La Madre hot cross buns go carbon-neutral

Posted by Nicole Eckersley on 9th March 2010

Boutique baker La Madre has announced they will offset the carbon footprint of their hot cross buns this year, with production expected to double and other products to follow by Christmas.

La Madre, a Geelong-based wholesale bakery, supplies a variety of boutique outlets, cafes and restaurants, including David Jones, Thomas Dux Grocer and selected Farmers’ Markets.

When the company expanded in 2009, La Madre enlisted the help of the Carbon Reduction Institute (CRI), to assist them in finding the best way to reduce their carbon footprint.  La Madre now offsets their production by purchasing carbon credits from the Karnataka Renewable Energy Project in India, which generates renewable energy from clean-burning waste from agricultural products like rice husks, and have been granted CRI accreditation.
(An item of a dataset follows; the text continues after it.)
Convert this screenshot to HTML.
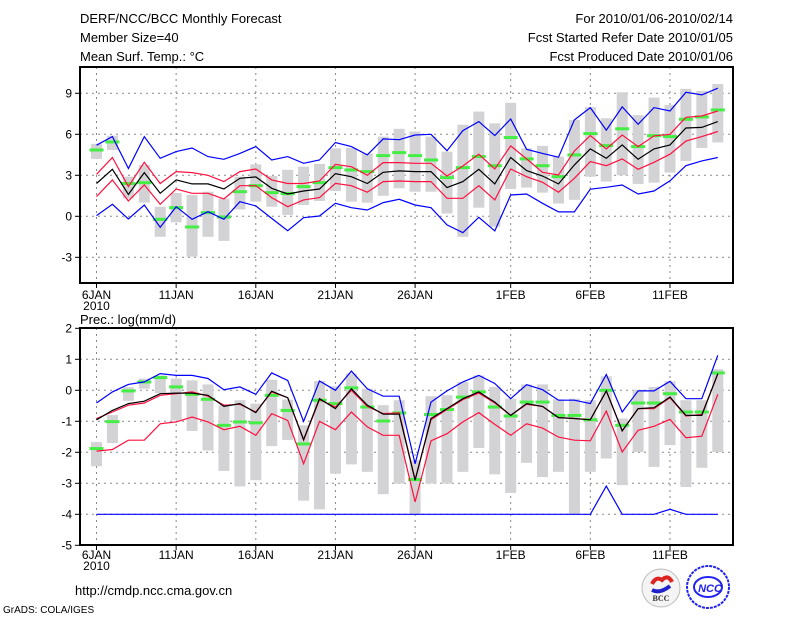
<!DOCTYPE html>
<html><head><meta charset="utf-8"><style>
html,body{margin:0;padding:0;background:#fff;}
svg{display:block;font-family:"Liberation Sans",sans-serif;}
</style></head><body>
<svg id="chart" width="800" height="618" viewBox="0 0 800 618">
<g font-size="13" fill="#000">
<text x="80" y="23">DERF/NCC/BCC Monthly Forecast</text>
<text x="80" y="42">Member Size=40</text>
<text x="80" y="61">Mean Surf. Temp.: °C</text>
<text x="733" y="23" text-anchor="end">For 2010/01/06-2010/02/14</text>
<text x="733" y="42" text-anchor="end">Fcst Started Refer Date 2010/01/05</text>
<text x="733" y="61" text-anchor="end">Fcst Produced Date 2010/01/06</text>
<text x="80" y="324">Prec.: log(mm/d)</text>
<text x="75" y="595">http://cmdp.ncc.cma.gov.cn</text>
<text x="3" y="613" font-size="10">GrADS: COLA/IGES</text>
</g>
<g id="top"></g>
<g id="bot"></g>
<g>
<circle cx="661" cy="588" r="19" fill="#f4f4f4" stroke="#bbb"/>
<path d="M652 584 q4 -8 10 -4 q6 -6 10 2" stroke="#d22" stroke-width="4" fill="none"/>
<path d="M652 590 q8 4 18 -4" stroke="#22c" stroke-width="4" fill="none"/>
<text x="661" y="601" font-size="8" font-weight="bold" text-anchor="middle" fill="#333" font-family="Liberation Serif,serif">BCC</text>
<circle cx="708" cy="587" r="21" fill="#fff" stroke="#22e" stroke-width="2" stroke-dasharray="3,1"/>
<ellipse cx="708" cy="587" rx="14" ry="10" fill="none" stroke="#22e" stroke-width="2"/>
<text x="710" y="592" font-size="11" font-weight="bold" font-style="italic" text-anchor="middle" fill="#22e">NCC</text>
</g>
</svg>
<script>
// ---- data ----
const days = ["6JAN","11JAN","16JAN","21JAN","26JAN","1FEB","6FEB","11FEB"];
const dayIndex = [0,5,10,15,20,26,31,36];
const tBlueHi = [5.2,5.83,3.5,5.83,4.24,4.73,5.0,4.37,4.17,4.6,5.1,4.12,4.37,3.88,4.12,5.4,5.1,4.49,5.66,5.6,5.95,6.0,4.8,6.27,6.93,5.9,7.12,4.9,4.6,4.32,7.05,7.95,6.3,8.0,6.73,7.95,7.7,9.07,8.88,9.37];
const tRedHi = [3.07,4.3,2.17,3.95,2.4,3.27,3.2,3.0,2.54,3.27,3.46,2.66,2.4,2.4,2.58,3.8,3.63,3.0,3.93,3.93,3.88,3.88,2.95,3.68,4.54,3.46,5.15,4.2,3.22,3.02,4.78,5.9,4.93,5.95,5.1,5.88,6.0,7.24,7.34,7.7];
const tMean = [2.4,3.44,1.6,3.2,1.68,2.66,2.37,2.37,2.0,2.78,2.88,2.05,1.63,1.85,2.0,3.12,2.9,2.4,3.22,3.32,3.27,3.27,2.1,2.54,3.44,2.37,4.3,3.34,2.95,2.37,3.76,4.93,4.24,5.22,4.17,4.93,5.22,6.46,6.5,6.93];
const tRedLo = [1.44,2.66,1.12,2.3,0.88,2.0,1.68,1.68,1.27,2.24,2.24,1.37,0.7,1.2,1.37,2.41,2.24,1.76,2.54,2.58,2.54,2.54,1.32,1.32,2.24,1.2,3.46,2.9,2.49,1.76,2.78,4.0,3.7,4.2,3.44,3.95,4.54,5.5,5.83,6.2];
const tBlueLo = [0.05,0.88,-0.2,0.83,-0.8,0.7,-0.22,0.34,-0.22,1.07,0.76,-0.15,-1.05,-0.1,0.02,0.95,0.63,0.46,1.0,1.24,0.83,0.63,-0.63,-1.2,-0.07,-1.07,1.56,1.63,0.95,0.32,0.32,1.98,2.12,2.29,1.63,1.85,2.6,3.7,4.05,4.3];
const tGreen = [4.85,5.44,2.4,2.46,-0.22,0.63,-0.78,0.27,-0.05,1.8,2.24,1.73,1.66,2.17,2.46,3.56,3.39,3.27,4.44,4.66,4.44,4.12,2.83,3.56,4.37,3.7,5.76,4.2,3.7,2.9,4.49,6.05,5.17,6.4,5.1,5.9,5.83,7.1,7.27,7.78];
const tMax = [5.3,5.9,2.9,3.75,0.7,1.7,1.56,1.8,1.3,2.9,3.8,2.95,3.4,3.63,3.83,4.97,5.0,4.6,5.83,6.4,6.2,5.83,4.73,6.7,7.66,6.8,8.3,4.97,5.15,4.37,7.05,7.98,7.17,9.07,7.4,8.68,8.15,9.32,9.17,9.68];
const tMin = [4.2,4.85,1.3,1.0,-1.5,-0.44,-2.95,-1.5,-1.8,0.5,1.07,0.7,0.1,0.83,1.12,1.85,1.07,1.0,1.5,2.05,1.8,1.8,0.2,-1.5,0.63,-0.76,2.0,2.1,1.73,0.93,1.2,2.9,2.54,3.0,2.37,2.46,3.2,4.05,5.0,5.4];
const tTicks = [9,6,3,0,-3];

const pBlueHi = [-0.41,-0.05,0.19,0.27,0.54,0.48,0.48,0.38,0.02,0.11,-0.13,0.56,0.32,-1.0,0.3,0,0.62,0.05,-0.19,-0.19,-2.37,-0.38,-0.02,0.27,0.48,0.22,-0.27,0.18,0.02,-0.32,-0.32,-0.43,0.51,-0.7,-0.02,-0.02,0.29,-0.27,-0.27,1.13];
const pRedHi = [-0.91,-0.7,-0.48,-0.41,-0.16,-0.11,-0.05,-0.19,-0.48,-0.45,-0.7,-0.05,-0.24,-1.61,-0.3,-0.54,0,-0.52,-0.75,-0.73,-2.88,-0.95,-0.62,-0.3,-0.09,-0.41,-0.81,-0.45,-0.52,-0.88,-0.91,-0.95,-0.02,-1.31,-0.59,-0.59,-0.24,-0.83,-0.78,0.52];
const pMean = [-0.95,-0.65,-0.43,-0.35,-0.11,-0.09,-0.09,-0.16,-0.52,-0.43,-0.72,-0.03,-0.24,-1.59,-0.27,-0.59,0.05,-0.48,-0.77,-0.77,-2.9,-0.91,-0.59,-0.27,-0.05,-0.38,-0.81,-0.43,-0.52,-0.88,-0.91,-0.95,-0.02,-1.31,-0.59,-0.56,-0.22,-0.81,-0.81,0.54];
const pRedLo = [-1.96,-1.91,-1.61,-1.61,-1.08,-1.02,-0.86,-1.02,-1.27,-1.16,-1.45,-0.75,-0.97,-2.37,-1.0,-1.27,-0.7,-1.18,-1.45,-1.45,-3.6,-1.63,-1.4,-1.02,-0.72,-1.1,-1.45,-1.08,-1.22,-1.51,-1.61,-1.63,-0.67,-1.99,-1.29,-1.16,-0.94,-1.53,-1.48,-0.13];
const pBlueLo = [-4,-4,-4,-4,-4,-4,-4,-4,-4,-4,-4,-4,-4,-4,-4,-4,-4,-4,-4,-4,-4,-4,-4,-4,-4,-4,-4,-4,-4,-4,-4,-4,-3.09,-4,-4,-4,-3.84,-4,-4,-4];
const pGreen = [-1.88,-1.01,-0.02,0.27,0.41,0.11,-0.13,-0.29,-1.13,-1.02,-1.05,-0.16,-0.65,-1.73,-0.32,-0.43,0.08,-0.54,-0.99,-0.73,-2.88,-0.78,-0.62,-0.22,-0.05,-0.54,-0.83,-0.38,-0.38,-0.81,-0.81,-0.95,0,-1.13,-0.41,-0.41,-0.11,-0.7,-0.7,0.56];
const pMax = [-1.67,-0.8,0.1,0.38,0.48,0.38,0.32,0.19,-0.48,-0.32,-0.43,0.34,-0.3,-1.13,0.3,0.13,0.54,0.05,-0.48,-0.32,-2.26,-0.19,-0.16,0.27,0.48,0.11,-0.27,0.19,0.19,-0.29,-0.27,-0.32,0.45,-0.91,0.02,0.11,0.29,-0.32,-0.32,0.68];
const pMin = [-2.45,-1.7,-0.34,0.05,-0.09,-0.97,-1.31,-1.94,-2.6,-3.1,-2.9,-1.8,-1.6,-3.56,-3.84,-2.69,-2.39,-2.63,-3.35,-3.01,-3.98,-3.01,-3.01,-2.63,-1.86,-2.71,-3.31,-2.34,-2.8,-2.63,-4.0,-2.63,-2.2,-3.06,-1.99,-2.47,-1.77,-3.12,-2.5,-1.99];
const pTicks = [2,1,0,-1,-2,-3,-4,-5];

// ---- drawing ----
const NS = "http://www.w3.org/2000/svg";
const X0 = 80, X1 = 733;
function xOf(d){ return 96.5 + 15.93*d; }
function mk(tag, attrs, parent){ const e = document.createElementNS(NS, tag); for (const k in attrs) e.setAttribute(k, attrs[k]); parent.appendChild(e); return e; }

function panel(g, yOf, top, bot, ticks, series, green, mx, mn, labelY, pfx){
  dayIndex.forEach((d,i)=>{
    const l = mk('line',{x1:xOf(d),x2:xOf(d),y1:top,y2:bot,stroke:'#888','stroke-dasharray':'2,4','stroke-width':1},g);
    
    
    const t = mk('text',{x:xOf(d),y:labelY,'text-anchor':'middle','font-size':12},g);
    t.textContent = days[i];
    
    
    mk('line',{x1:xOf(d),x2:xOf(d),y1:bot,y2:bot+5,stroke:'#000'},g);
  });
  const yr = mk('text',{x:xOf(0),y:labelY+11,'text-anchor':'middle','font-size':12},g);
  yr.textContent = '2010';
  
  
  ticks.forEach(v=>{
    const y = yOf(v);
    if (y>top+2 && y<bot-2){
      const l = mk('line',{x1:X0,x2:X1,y1:y,y2:y,stroke:'#888','stroke-dasharray':'2,4'},g);
      
      
    }
    mk('line',{x1:X0-5,x2:X0,y1:y,y2:y,stroke:'#000'},g);
    const t = mk('text',{x:X0-8,y:y+4,'text-anchor':'end','font-size':12},g);
    t.textContent = v;
    
    
  });
  mx.forEach((v,d)=>{
    const y1 = yOf(v), y2 = yOf(mn[d]);
    const r = mk('rect',{x:xOf(d)-5.5,y:y1,width:11,height:Math.max(1,y2-y1),fill:'#d3d3d6'},g);
    
    
  });
  green.forEach((v,d)=>{
    const r = mk('rect',{x:xOf(d)-7,y:yOf(v)-1.5,width:14,height:3,fill:'#44ee44'},g);
    
    
  });
  series.forEach(s=>{
    const pts = s.data.map((v,d)=>xOf(d).toFixed(1)+','+yOf(v).toFixed(1)).join(' ');
    const p = mk('polyline',{points:pts,fill:'none',stroke:s.color,'stroke-width':1.2},g);
    
    
  });
  const b = mk('rect',{x:X0,y:top,width:X1-X0,height:bot-top,fill:'none',stroke:'#000','stroke-width':2},g);
  
  
}

panel(document.getElementById('top'), v=>216.3-13.67*v, 67, 283, tTicks,
  [{name:'upper-blue-line',color:'#0000ff',data:tBlueHi},{name:'upper-red-line',color:'#ff1040',data:tRedHi},
   {name:'mean-line',color:'#000',data:tMean},{name:'lower-red-line',color:'#ff1040',data:tRedLo},
   {name:'lower-blue-line',color:'#0000ff',data:tBlueLo}], tGreen, tMax, tMin, 299, 'temp');

panel(document.getElementById('bot'), v=>390.3-31*v, 328, 545, pTicks,
  [{name:'upper-blue-line',color:'#0000ff',data:pBlueHi},{name:'lower-blue-line',color:'#0000ff',data:pBlueLo},
   {name:'upper-red-line',color:'#ff1040',data:pRedHi},{name:'mean-line',color:'#000',data:pMean},
   {name:'lower-red-line',color:'#ff1040',data:pRedLo}], pGreen, pMax, pMin, 559, 'prec');
</script>
</body></html>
“As a business owner, I believed I have a moral and social responsibility to give back to the community by adopting a sustainable path in the business. As a small business, I was astounded at how much CO2 emissions the company was giving off,” said La Madre’s owner, Anna Spurling

“Eventually as the business grows, all of the products and manufacturing facility will be carbon neutral. La Madre Bakery is taking a holistic approach to its business, of which looking after the environment plays a significant role.”